In 1869, Chambers moved to Nevada to scout mines; followed with a move in September 1870 to Utah because of an interest in the Cottonwood mines.

=== Career in Park City and Butte, house in San Francisco ===
From 1872 until 1891, Chambers served as the superintendent of the Ontario silver mine, which was owned by George Hearst. Chambers had helped facilitate Hearst's purchase of the mine in 1872. Through his relationship with Hearst, Chambers was able to meet other powerful people in mining and finance.

In 1877, Chambers had commissioned the Chambers Mansion at 2220 Sacramento Street in San Francisco. His wife sometimes lived in the Chambers Mansion when her husband was working in other states, in order to be closer to her mother; as well as living in Salt Lake City with her husband.

In 1882, Chambers co-founded Hoge, Brownlee, and Company, the first bank in Butte, Montana; working alongside Marcus Daly and Hoge Brownlee. In 1899, the business became Daly & Company, and later became the Metals Bank & Trust Co. Chambers. The Chambers Syndicate, a consortium of investors was led by Chambers working under Marcus Daly. The Chambers Syndicate group owned many notable lodes claims. In December 1888, the Hoge Brownlee, Chambers bank loans were defaulted on by the Mountain Consolidated Mining Company (an incident that has been nicknamed the "Mountain Con"). The award of US$194,902.20 was assigned to Chambers, and the mining operations, valued at more than $116,000, was assigned to the Chambers Syndicate. However Marcus Daly was an original Trustee of the Mountain Consolidated company, as well as a member of the Chambers group.

In 1891, Chambers served as the president of the Salt Lake Stock Exchange.

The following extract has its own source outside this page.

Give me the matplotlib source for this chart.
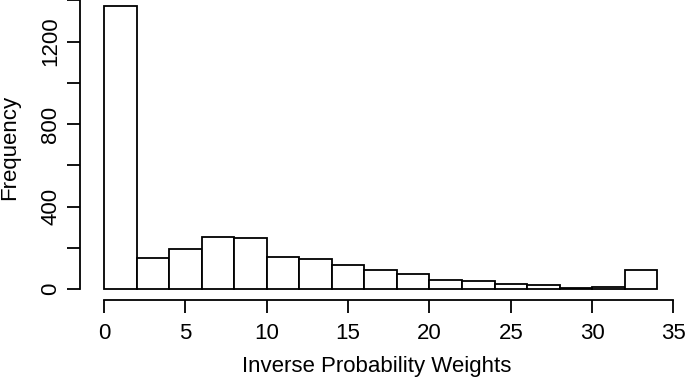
import matplotlib
matplotlib.use("Agg")
import matplotlib.pyplot as plt
import numpy as np

# histogram of inverse probability weights (bins of width 2)
bin_edges = [0, 2, 4, 6, 8, 10, 12, 14, 16, 18, 20, 22, 24, 26, 28, 30, 32, 34]
counts = [1372, 153, 197, 255, 249, 158, 148, 116, 94, 74, 44, 42, 25, 21, 8, 10, 95]
x_ticks = [0, 5, 10, 15, 20, 25, 30, 35]
y_ticks = [0, 200, 400, 600, 800, 1000, 1200, 1400]
y_labels = ["0", "", "400", "", "800", "", "1200", ""]

plt.rcParams['font.family'] = ['Liberation Sans', 'DejaVu Sans']

fig = plt.figure(figsize=(6.85, 3.81), dpi=100)
ax = fig.add_axes([0.1168, 0.2126, 0.8759, 0.7953])

left = bin_edges[:-1]
widths = np.diff(bin_edges)
ax.bar(left, counts, width=widths, align='edge', facecolor='white',
       edgecolor='black', linewidth=1.3)

ax.set_xlim(-1.475, 35.4)
ax.set_ylim(-52, 1416)

for s in ['top', 'right']:
    ax.spines[s].set_visible(False)
ax.spines['left'].set_bounds(0, 1400)
ax.spines['bottom'].set_bounds(0, 35)
for s in ['left', 'bottom']:
    ax.spines[s].set_linewidth(1.3)

ax.set_xticks(x_ticks)
ax.set_yticks(y_ticks)
ax.set_yticklabels(y_labels, rotation=90, va='center')
ax.tick_params(axis='both', length=9.5, width=1.3, labelsize=16)
ax.tick_params(axis='x', pad=7)
ax.tick_params(axis='y', pad=4)

ax.set_xlabel('Inverse Probability Weights', fontsize=16)
ax.xaxis.set_label_coords(0.494, -0.221)
ax.xaxis.label.set_va('center')
ax.set_ylabel('Frequency', fontsize=16)
ax.yaxis.set_label_coords(-0.1167, 0.505)
ax.yaxis.label.set_va('center')

fig.savefig('out.png', dpi=100)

When Albion Bernard Emery (1846–1894) died, the former partner in the Mayflower and Silver King Mines, Chambers had sued his estate in claiming that they had a "handshake deal" with an investment, and Emery still owed him money. Chambers lost the lawsuit.

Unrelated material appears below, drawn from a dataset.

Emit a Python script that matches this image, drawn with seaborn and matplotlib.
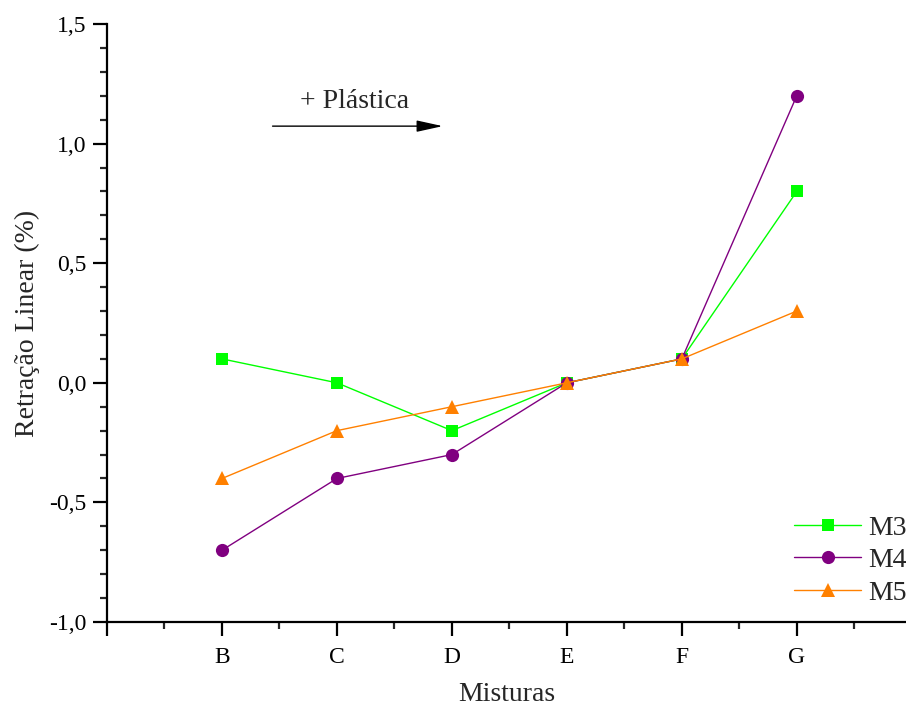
import matplotlib
matplotlib.use("Agg")
import matplotlib.pyplot as plt
import seaborn as sns
import pandas as pd
from matplotlib.ticker import MultipleLocator, FixedLocator

categories = ["B", "C", "D", "E", "F", "G"]
m3 = [0.1, 0.0, -0.2, 0.0, 0.1, 0.8]
m4 = [-0.7, -0.4, -0.3, 0.0, 0.1, 1.2]
m5 = [-0.4, -0.2, -0.1, 0.0, 0.1, 0.3]
series_names = ["M3", "M4", "M5"]
y_ticks = [-1.0, -0.5, 0.0, 0.5, 1.0, 1.5]
y_tick_labels = ["-1,0", "-0,5", "0,0", "0,5", "1,0", "1,5"]

rows = []
for name, vals in zip(series_names, [m3, m4, m5]):
    for i, (c, v) in enumerate(zip(categories, vals)):
        rows.append({"pos": i + 1, "cat": c, "val": v, "serie": name})
df = pd.DataFrame(rows)

sns.set_style("ticks")
plt.rcParams["font.family"] = ["Liberation Serif", "DejaVu Serif"]

fig = plt.figure(figsize=(9.06, 7.07), dpi=100)
ax = fig.add_axes([107 / 906, 85 / 707, (906 - 107) / 906, (622 - 24) / 707])

palette = {"M3": "#00FF00", "M4": "#800080", "M5": "#FF8000"}
markers = {"M3": "s", "M4": "o", "M5": "^"}
sizes = {"M3": 8.5, "M4": 9.5, "M5": 10.5}

for name in series_names:
    sub = df[df["serie"] == name]
    sns.lineplot(data=sub, x="pos", y="val", ax=ax, color=palette[name],
                 marker=markers[name], markersize=sizes[name],
                 markeredgewidth=0, linewidth=1.0, label=name, legend=False,
                 estimator=None, sort=False)

ax.set_xlim(0, 6.95)
ax.set_ylim(-1.0, 1.5)
ax.xaxis.set_major_locator(FixedLocator(range(0, 7)))
ax.set_xticklabels([""] + categories)
ax.xaxis.set_minor_locator(MultipleLocator(0.5))
ax.yaxis.set_major_locator(FixedLocator(y_ticks))
ax.set_yticklabels(y_tick_labels)
ax.yaxis.set_minor_locator(MultipleLocator(0.1))

for s in ["top", "right"]:
    ax.spines[s].set_visible(False)
for s in ["left", "bottom"]:
    ax.spines[s].set_linewidth(1.6)
    ax.spines[s].set_color("black")

ax.tick_params(axis="both", which="major", direction="out", length=10, width=1.6,
               labelsize=17, colors="black", pad=5)
ax.tick_params(axis="both", which="minor", direction="out", length=5, width=1.6)
ax.tick_params(axis="x", which="major", pad=8)

ax.set_xlabel("Misturas", fontsize=20, labelpad=10)
ax.set_ylabel("Retração Linear (%)", fontsize=20, labelpad=6)

ax.annotate("", xy=(2.92, 1.073), xytext=(1.44, 1.073),
            arrowprops=dict(arrowstyle="-|>,head_width=0.22,head_length=1.0",
                            color="black", lw=1.0,
                            mutation_scale=16, shrinkA=0, shrinkB=0))
ax.text(2.15, 1.174, "+ Plástica", fontsize=20, ha="center", va="center")

leg = ax.legend(loc="lower right", bbox_to_anchor=(1.025, -0.005), frameon=False,
                fontsize=20, handlelength=2.4, handletextpad=0.25,
                labelspacing=0.25, borderaxespad=0.3)

fig.savefig("out.png", dpi=100)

Chambers was a states senator for District 5 in Utah, starting in 1895 during the early formation of the state. He served as a Democrat in the 1st Utah State Legislature from 1895 to 1896, the 2nd Utah State Legislature from 1896 to 1897, and the 3rd Utah State Legislature from 1897 to 1898.

== Death ==
He died on April 11, 1901, of appendicitis at the age 69, in San Francisco. He was initially interred at Laurel Hill Cemetery in San Francisco; when that closed around 1940, he was re-interred to Cypress Lawn Memorial Park in Colma California.

After his death and with no direct heirs, his two nieces inherited his house in San Francisco.